The challenge becomes how to “fund” the Capital Stock and Additional Paid-In Capital accounts. Typically, an LLC will be initially funded with the owner injecting cash and perhaps some equipment to start the business. This would have been a debit to Cash and Equipment separately, and a Credit to the owner’s Capital account. Upon S corporation election, the Capital account would be closed out to Capital Stock using a pre-determined par value such as $10 per stock and a nominal number of shares such as 100, or $1,000 in Capital Stock.
We recommend keeping the Capital Stock account as small as possible because it provides the most flexibility in taking future Shareholder Distributions without affecting Capital Stock. The remainder would be a credit to the Additional Paid-In Capital account(s). Yup we are geeking out.
Generally, when taking a C corporation and electing S Corp status, existing Retained Earnings needs to be recorded separately. Why? Theoretically these earnings would have been subjected to dividends taxes paid by the shareholders if distributed. Therefore, the IRS is wise and doesn’t want you to enjoy a 21% corporate tax rate as a C Corp, elect S Corp status and then distribute the prior earnings tax-free. There are some devils in the details and there are some things like Built-In Gains taxes, ordering rules and stuff, but that is rare for most small businesses converting to an S corporation. A ton more discussion is required for each person’s unique situation and is beyond the scope of this book.

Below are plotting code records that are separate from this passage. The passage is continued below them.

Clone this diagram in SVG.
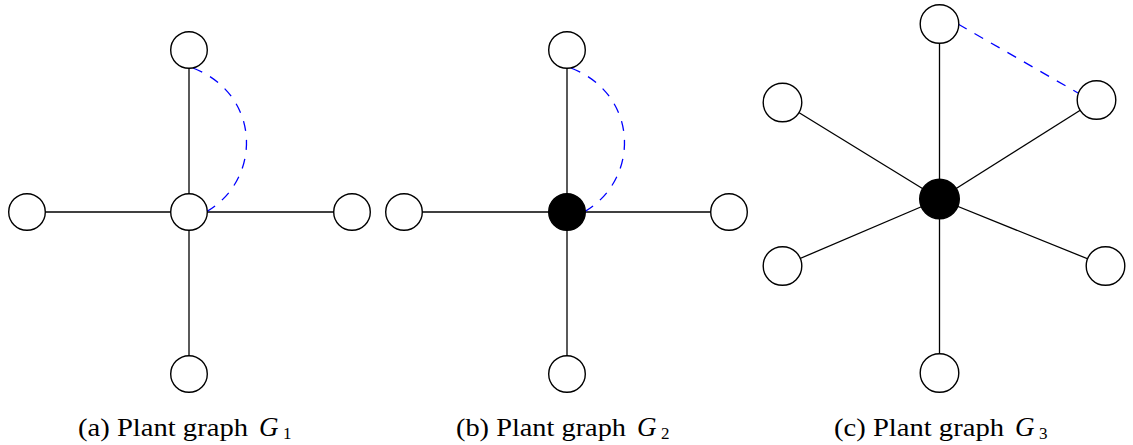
<svg xmlns="http://www.w3.org/2000/svg" width="1133" height="445" viewBox="0 0 1133 445">
<style>
.edge{stroke:#000;stroke-width:1.3;fill:none}
.dash{stroke:#0000ff;stroke-width:1.3;fill:none;stroke-dasharray:10 9}
.node{fill:#fff;stroke:#000;stroke-width:1.4}
.hub{fill:#000;stroke:#000;stroke-width:1.4}
.cap{font-family:"Liberation Serif",serif;font-size:26px;fill:#000}
.it{font-style:italic;font-size:27px}
.sub{font-size:17px}
</style>
<g id="connectors">
  <!-- (a) -->
  <line class="edge" x1="189" y1="50" x2="189" y2="374"/>
  <line class="edge" x1="27" y1="212" x2="352" y2="212"/>
  <path class="dash" d="M193,68 C262,95 262,180 206,212"/>
  <!-- (b) -->
  <line class="edge" x1="567" y1="50" x2="567" y2="374"/>
  <line class="edge" x1="404" y1="212" x2="729" y2="212"/>
  <path class="dash" d="M571,68 C640,95 640,180 584,212"/>
  <!-- (c) -->
  <line class="edge" x1="939.5" y1="24" x2="939.5" y2="373"/>
  <line class="edge" x1="939.5" y1="199" x2="782.5" y2="102.5"/>
  <line class="edge" x1="939.5" y1="199" x2="1096.5" y2="100"/>
  <line class="edge" x1="939.5" y1="199" x2="782.5" y2="266"/>
  <line class="edge" x1="939.5" y1="199" x2="1105.5" y2="266"/>
  <path class="dash" d="M958,24 L1078,93"/>
</g>
<g id="graph-a">
  <circle id="a-top" class="node" cx="189" cy="50" r="18.3"/>
  <circle id="a-left" class="node" cx="27" cy="212" r="18.3"/>
  <circle id="a-center" class="node" cx="189" cy="212" r="18.3"/>
  <circle id="a-right" class="node" cx="352" cy="212" r="18.3"/>
  <circle id="a-bottom" class="node" cx="189" cy="374" r="18.3"/>
</g>
<g id="graph-b">
  <circle id="b-top" class="node" cx="567" cy="50" r="18.3"/>
  <circle id="b-left" class="node" cx="404" cy="212" r="18.3"/>
  <circle id="b-center" class="hub" cx="567" cy="212" r="18.3"/>
  <circle id="b-right" class="node" cx="729" cy="212" r="18.3"/>
  <circle id="b-bottom" class="node" cx="567" cy="374" r="18.3"/>
</g>
<g id="graph-c">
  <circle id="c-top" class="node" cx="939.5" cy="24" r="19.3"/>
  <circle id="c-ul" class="node" cx="782.5" cy="102.5" r="19.3"/>
  <circle id="c-ur" class="node" cx="1096.5" cy="100" r="19.3"/>
  <circle id="c-center" class="hub" cx="939.5" cy="199" r="19.8"/>
  <circle id="c-ll" class="node" cx="782.5" cy="266" r="19.3"/>
  <circle id="c-lr" class="node" cx="1105.5" cy="266" r="19.3"/>
  <circle id="c-bottom" class="node" cx="939.5" cy="373" r="19.3"/>
</g>
<g id="captions">
  <text class="cap" x="78" y="436" textLength="170" lengthAdjust="spacingAndGlyphs">(a) Plant graph</text>
  <text class="cap it" x="259" y="436">G</text>
  <text class="cap sub" x="283" y="439">1</text>
  <text class="cap" x="456" y="436" textLength="170" lengthAdjust="spacingAndGlyphs">(b) Plant graph</text>
  <text class="cap it" x="637" y="436">G</text>
  <text class="cap sub" x="661" y="439">2</text>
  <text class="cap" x="834" y="436" textLength="170" lengthAdjust="spacingAndGlyphs">(c) Plant graph</text>
  <text class="cap it" x="1015" y="436">G</text>
  <text class="cap sub" x="1039" y="439">3</text>
</g>
</svg>
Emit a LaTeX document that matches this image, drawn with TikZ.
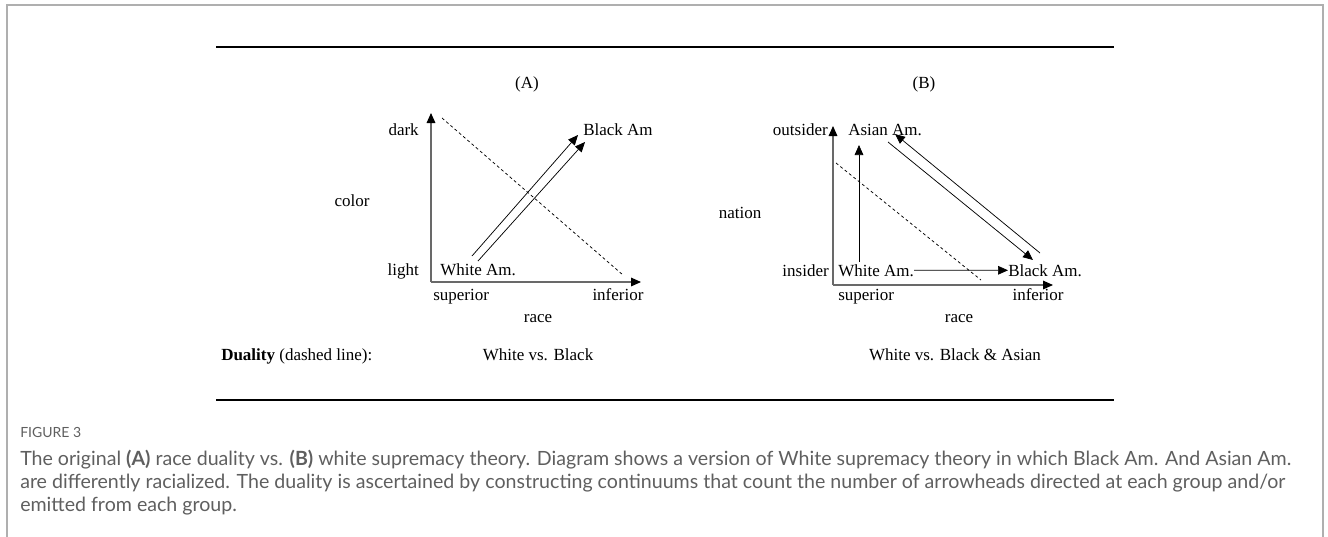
\documentclass[tikz,border=0pt]{standalone}
\usepackage{fontspec}
\setmainfont{Liberation Serif}
\newfontfamily\capfont{Lato}
\usetikzlibrary{arrows.meta}
\definecolor{framegray}{RGB}{175,175,175}
\definecolor{capgray}{RGB}{95,95,95}
\definecolor{axisgray}{RGB}{105,105,105}

\begin{document}
\begin{tikzpicture}[x=0.75pt,y=-0.75pt,
		lbl/.style={font=\fontsize{12.75}{15}\selectfont,inner sep=0pt,anchor=mid},
		axis/.style={axisgray,line width=0.85pt,-{Triangle[length=7.5pt,width=6.5pt,color=black]}},
		arr/.style={line width=0.55pt,-{Triangle[length=7.5pt,width=6.5pt]}},
		duality/.style={line width=0.55pt,dash pattern=on 2.2pt off 2pt}]
		\useasboundingbox (0,0) rectangle (1328,536);
		% page frame and rules
		\draw[framegray,line width=1pt] (7,560) -- (7,5) -- (1323,5) -- (1323,560);
		\draw[line width=1.3pt] (216,47) -- (1114,47);
		\draw[line width=1.3pt] (216,400) -- (1114,400);
		% (A) race duality
		\node[lbl] (titleA) at (527,85) {(A)};
		\coordinate (oA) at (431,282);
		\coordinate (yA) at (431,113);
		\coordinate (xA) at (641,282);
		\draw[axis] (oA) -- (yA);
		\draw[axis] (oA) -- (xA);
		\node[lbl,anchor=mid east] (darkA)  at (419,132) {dark};
		\node[lbl]                 (colorA) at (352,203) {color};
		\node[lbl,anchor=mid east] (lightA) at (419,272) {light};
		\node[lbl,anchor=mid west] (whiteA) at (440,272) {White Am.};
		\node[lbl,anchor=mid west] (blackA) at (583,132) {Black Am};
		\node[lbl,anchor=mid west] (supA)   at (433,297) {superior};
		\node[lbl]                 (infA)   at (618,297) {inferior};
		\node[lbl]                 (raceA)  at (538,319) {race};
		% dashed line
		\coordinate (dA1) at (442,118);
		\coordinate (dA2) at (623,275);
		\draw[duality] (dA1) -- (dA2);
		% White Am. -> Black Am (twice)
		\coordinate (wA1) at (472,256);
		\coordinate (bA1) at (578,135);
		\coordinate (wA2) at (478,261);
		\coordinate (bA2) at (585,142);
		\draw[arr] (wA1) -- (bA1);
		\draw[arr] (wA2) -- (bA2);
		% (B) white supremacy
		\node[lbl] (titleB) at (924,85) {(B)};
		\coordinate (oB) at (833,285);
		\coordinate (yB) at (833,126);
		\coordinate (xB) at (1053,285);
		\draw[axis] (oB) -- (yB);
		\draw[axis] (oB) -- (xB);
		\node[lbl,anchor=mid east] (outB)    at (828,132) {outsider};
		\node[lbl,anchor=mid west] (asianB)  at (848,132) {Asian Am.};
		\node[lbl]                 (nationB) at (740,215) {nation};
		\node[lbl,anchor=mid east] (inB)     at (829,273) {insider};
		\node[lbl,anchor=mid west] (whiteB)  at (838,273) {White Am.};
		\node[lbl,anchor=mid west] (blackB)  at (1008,273) {Black Am.};
		\node[lbl,anchor=mid west] (supB)    at (838,297) {superior};
		\node[lbl]                 (infB)    at (1038,297) {inferior};
		\node[lbl]                 (raceB)   at (959,319) {race};
		% dashed line
		\coordinate (dB1) at (836,163);
		\coordinate (dB2) at (981,280);
		\draw[duality] (dB1) -- (dB2);
		% White Am. -> Asian Am., White Am. -> Black Am.
		\coordinate (wB1) at (859,262);
		\coordinate (aB1) at (859,145);
		\draw[arr] (wB1) -- (aB1);
		\draw[arr] (whiteB.east) -- (blackB.west);
		% Asian Am. <-> Black Am.
		\coordinate (aB2) at (888,142);
		\coordinate (bB2) at (1033,260);
		\coordinate (bB3) at (1040,253);
		\coordinate (aB3) at (895,134);
		\draw[arr] (aB2) -- (bB2);
		\draw[arr] (bB3) -- (aB3);
		% duality row
		\node[lbl,anchor=mid west] (dualLbl) at (221,357) {\textbf{Duality} (dashed line):};
		\node[lbl] (dualA) at (538,357) {White vs. Black};
		\node[lbl] (dualB) at (955,357) {White vs. Black \& Asian};
		% caption
		\node[anchor=mid west,inner sep=0pt,text=capgray,font=\capfont\fontsize{10.5}{12}\selectfont] (figno) at (20,434) {FIGURE 3};
		\node[anchor=north west,align=left,inner sep=0pt,text=capgray,font=\capfont\fontsize{14.7}{17.3}\selectfont] (capt) at (20,450)
			{The original \textbf{(A)} race duality vs. \textbf{(B)} white supremacy theory. Diagram shows a version of White supremacy theory in which Black Am. And Asian Am.\\
			are differently racialized. The duality is ascertained by constructing continuums that count the number of arrowheads directed at each group and/or\\
			emitted from each group.};
	\end{tikzpicture}
\end{document}
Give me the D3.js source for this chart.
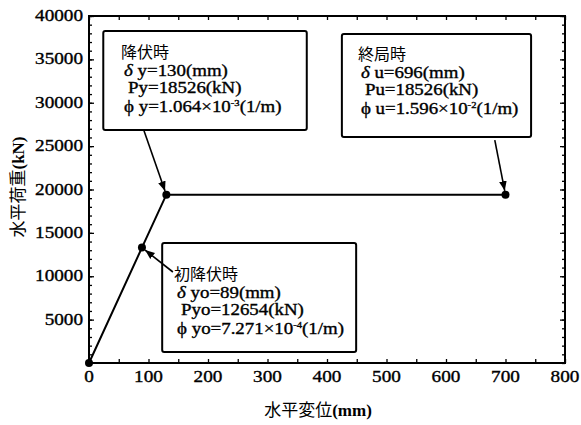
<!DOCTYPE html>
<html>
<head>
<meta charset="utf-8">
<script src="https://cdn.jsdelivr.net/npm/d3@7"></script>
<style>
  body { margin: 0; background: #fff; }
</style>
</head>
<body>
<script>
// load-displacement curve (horizontal displacement mm, horizontal load kN)
const dispMm = [0, 89, 130, 700];
const loadKn = [0, 13300, 19400, 19400];

const xTicks = [0, 100, 200, 300, 400, 500, 600, 700, 800];
const yTicks = [5000, 10000, 15000, 20000, 25000, 30000, 35000, 40000];

// annotation text, one block per marked point
const noteTitles = ["初降伏時", "降伏時", "終局時"];
const noteDelta = ["yo=89(mm)", "y=130(mm)", "u=696(mm)"];
const noteLoad = ["Pyo=12654(kN)", "Py=18526(kN)", "Pu=18526(kN)"];
const notePhiBase = [" yo=7.271×10", " y=1.064×10", " u=1.596×10"];
const notePhiExp = ["-4", "-3", "-2"];

const SERIF = "'Liberation Serif', 'DejaVu Serif', 'Times New Roman', serif";
const JP = "'Noto Sans CJK JP', sans-serif";

const width = 581, height = 425;
const margin = {top: 16, right: 16, bottom: 62, left: 89};

const svg = d3.select("body").append("svg")
    .attr("width", width)
    .attr("height", height)
    .attr("font-family", SERIF);

const x = d3.scaleLinear().domain([0, 800]).range([margin.left, width - margin.right]);
const y = d3.scaleLinear().domain([0, 40000]).range([height - margin.bottom, margin.top]);

// minor ticks
const xMinor = d3.range(0, 801, 50);
const yMinor = d3.range(0, 40001, 1000);

function tickStyle(g) {
    g.select(".domain").remove();
    g.selectAll("line").attr("stroke", "#000").attr("stroke-width", 1.3);
}

svg.append("g")
    .attr("transform", `translate(0,${y(0)})`)
    .call(d3.axisTop(x).tickValues(xMinor).tickSize(4).tickFormat(""))
    .call(tickStyle);
svg.append("g")
    .attr("transform", `translate(0,${y(40000)})`)
    .call(d3.axisBottom(x).tickValues(xMinor).tickSize(4).tickFormat(""))
    .call(tickStyle);
svg.append("g")
    .attr("transform", `translate(${x(0)},0)`)
    .call(d3.axisRight(y).tickValues(yMinor).tickSize(3).tickFormat(""))
    .call(tickStyle);
svg.append("g")
    .attr("transform", `translate(${x(800)},0)`)
    .call(d3.axisLeft(y).tickValues(yMinor).tickSize(3).tickFormat(""))
    .call(tickStyle);
// major y ticks a bit longer
svg.append("g")
    .attr("transform", `translate(${x(0)},0)`)
    .call(d3.axisRight(y).tickValues(yTicks).tickSize(5).tickFormat(""))
    .call(tickStyle);
svg.append("g")
    .attr("transform", `translate(${x(800)},0)`)
    .call(d3.axisLeft(y).tickValues(yTicks).tickSize(5).tickFormat(""))
    .call(tickStyle);

// frame
svg.append("rect")
    .attr("x", x(0)).attr("y", y(40000))
    .attr("width", x(800) - x(0)).attr("height", y(0) - y(40000))
    .attr("fill", "none").attr("stroke", "#000").attr("stroke-width", 2);

// text a little heavier, like the scanned original
function heavy(sel) {
    return sel.attr("stroke", "#000").attr("stroke-width", 0.35);
}

// tick labels
svg.append("g").selectAll("text")
    .data(xTicks)
    .join("text")
    .attr("transform", d => `translate(${x(d)},${y(0) + 19}) scale(1.2,1)`)
    .attr("text-anchor", "middle")
    .attr("font-size", 16)
    .call(heavy)
    .text(d => d);

svg.append("g").selectAll("text")
    .data(yTicks)
    .join("text")
    .attr("transform", d => `translate(${x(0) - 6},${y(d) + 5}) scale(1.2,1)`)
    .attr("text-anchor", "end")
    .attr("font-size", 16)
    .call(heavy)
    .text(d => d);

// axis titles
const xt = svg.append("text")
    .attr("transform", `translate(318,416)`)
    .attr("text-anchor", "middle")
    .attr("font-size", 17);
xt.append("tspan").attr("font-family", JP).text("水平変位");
xt.append("tspan").attr("font-weight", "bold").text("(mm)");

const yt = svg.append("text")
    .attr("transform", `translate(24,187) rotate(-90)`)
    .attr("text-anchor", "middle")
    .attr("font-size", 17);
yt.append("tspan").attr("font-family", JP).text("水平荷重");
yt.append("tspan").attr("font-weight", "bold").text("(kN)");

// curve
const pts = dispMm.map((d, i) => [d, loadKn[i]]);
svg.append("path")
    .datum(pts)
    .attr("fill", "none")
    .attr("stroke", "#000")
    .attr("stroke-width", 2)
    .attr("d", d3.line().x(d => x(d[0])).y(d => y(d[1])));

svg.append("g").selectAll("circle")
    .data(pts)
    .join("circle")
    .attr("cx", d => x(d[0]))
    .attr("cy", d => y(d[1]))
    .attr("r", 4)
    .attr("fill", "#000");

// annotation boxes, placed in data units: [x0, x1] mm, [yT, yB] kN, text origin, leader start, target point
const boxes = [
    {x0: 123, x1: 449, yT: 13830, yB: 1270, tx: 148, ty: 9568, lead: [141, 10490], pt: 1, title: 0},
    {x0: 24, x1: 366, yT: 38270, yB: 26860, tx: 59, ty: 35159, lead: [92, 26860], pt: 2, title: 1},
    {x0: 425, x1: 743, yT: 37925, yB: 26050, tx: 457, ty: 34928, lead: [682, 25700], pt: 3, title: 2}
];

svg.append("defs").append("marker")
    .attr("id", "ah")
    .attr("viewBox", "0 0 10 10")
    .attr("refX", 10).attr("refY", 5)
    .attr("markerWidth", 6).attr("markerHeight", 6)
    .attr("orient", "auto")
    .append("path")
    .attr("d", "M0,1L10,5L0,9z")
    .attr("fill", "#000");

boxes.forEach(b => {
    svg.append("rect")
        .attr("x", x(b.x0)).attr("y", y(b.yT))
        .attr("width", x(b.x1) - x(b.x0)).attr("height", y(b.yB) - y(b.yT))
        .attr("fill", "#fff").attr("stroke", "#000").attr("stroke-width", 2)
        .attr("rx", 2);

    // leader line stops just short of the point
    const px = x(dispMm[b.pt]), py = y(loadKn[b.pt]);
    const sx = x(b.lead[0]), sy = y(b.lead[1]);
    const dx = px - sx, dy = py - sy, len = Math.hypot(dx, dy);
    svg.append("line")
        .attr("x1", sx).attr("y1", sy)
        .attr("x2", px - dx / len * 4).attr("y2", py - dy / len * 4)
        .attr("stroke", "#000").attr("stroke-width", 1.6)
        .attr("marker-end", "url(#ah)");

    const i = b.title;
    const tx = x(b.tx), ty = y(b.ty);
    const lh = 18;
    svg.append("text")
        .attr("font-family", JP)
        .attr("x", tx - 3).attr("y", ty)
        .attr("font-size", 16)
        .text(noteTitles[i]);

    const t1 = svg.append("text")
        .attr("transform", `translate(${tx},${ty + lh}) scale(1.18,1)`)
        .attr("font-size", 16)
        .call(heavy);
    t1.append("tspan").attr("font-style", "italic").text("δ ");
    t1.append("tspan").text(noteDelta[i]);

    svg.append("text")
        .attr("transform", `translate(${tx + 4},${ty + 2 * lh - 1}) scale(1.18,1)`)
        .attr("font-size", 16)
        .call(heavy)
        .text(noteLoad[i]);

    const t3 = svg.append("text")
        .attr("transform", `translate(${tx},${ty + 3 * lh}) scale(1.18,1)`)
        .attr("font-size", 16)
        .call(heavy);
    t3.append("tspan").text("ϕ");
    t3.append("tspan").text(notePhiBase[i]);
    t3.append("tspan").attr("dy", -6).attr("font-size", 9).text(notePhiExp[i]);
    t3.append("tspan").attr("dy", 6).text("(1/m)");
});
</script>
</body>
</html>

Since it is common for small businesses to operate as LLCs for several years and to have incomplete records (shocking), the “funding” of the equity accounts might have to wait until the end of the first year of S corporation election to maintain sanity. For example, on December 31st Capital Stock and Additional Paid-In Capital are zero, including Retained Earnings.
The following three journal entries would be made-
- Net Income would be closed out with a credit to Retained Earnings, and
- Shareholder Distributions throughout the year would be closed out with a debit to Retained Earnings, and
- A correcting entry would be made with credits to both Capital Stock and Additional Paid-In Capital using the same guidelines of keeping Capital Stock a nominal value such as $1,000, and a debit to Retained Earnings.
You really don’t care about this, do you? No worries, we provide these journal entries during tax preparation.
Another technique where historical records are incomplete would be using the amount of cash in the business checking account on January 1 of the first year of S corporation election as the initial capital injection. The entry would be a debit to Cash, and credit to Capital Stock and Additional Paid-In Capital. The adjusted cost basis of injected assets would be handled similarly.
For example, you have a piece of equipment that you purchased for $28,000 and $20,000 was already depreciated on previous tax returns. The adjusted cost basis is $8,000. The journal entry would be a debit to equipment for $28,000, a credit to accumulated depreciation for $20,000 and a credit of $8,000 to Additional Paid-In Capital. If you were already carrying this information on an LLC’s balance sheet, then there might be some other entries to true things up.
Sidebar: If you are an LLC and have assets, they are probably detailed on your fixed asset listing as part of your Schedule C and Form 1040. Holding periods and future depreciation schedules do not change when electing S Corp status. Keep in mind that the underlying entity does not change; just the tax election. This section highlights how we would set up the equity section to simulate a corporation when the underlying entity was an LLC (especially since we now have to represent all this on your S Corp tax return).
While these techniques are not as elegant as tracing the capital structure from the beginning, it does create efficiencies and simplicity within a small business. Shareholder basis would also be the beginning cash, unless there are some other issues at hand (like transfer of depreciated assets, shareholder loans to the S corporation, etc.).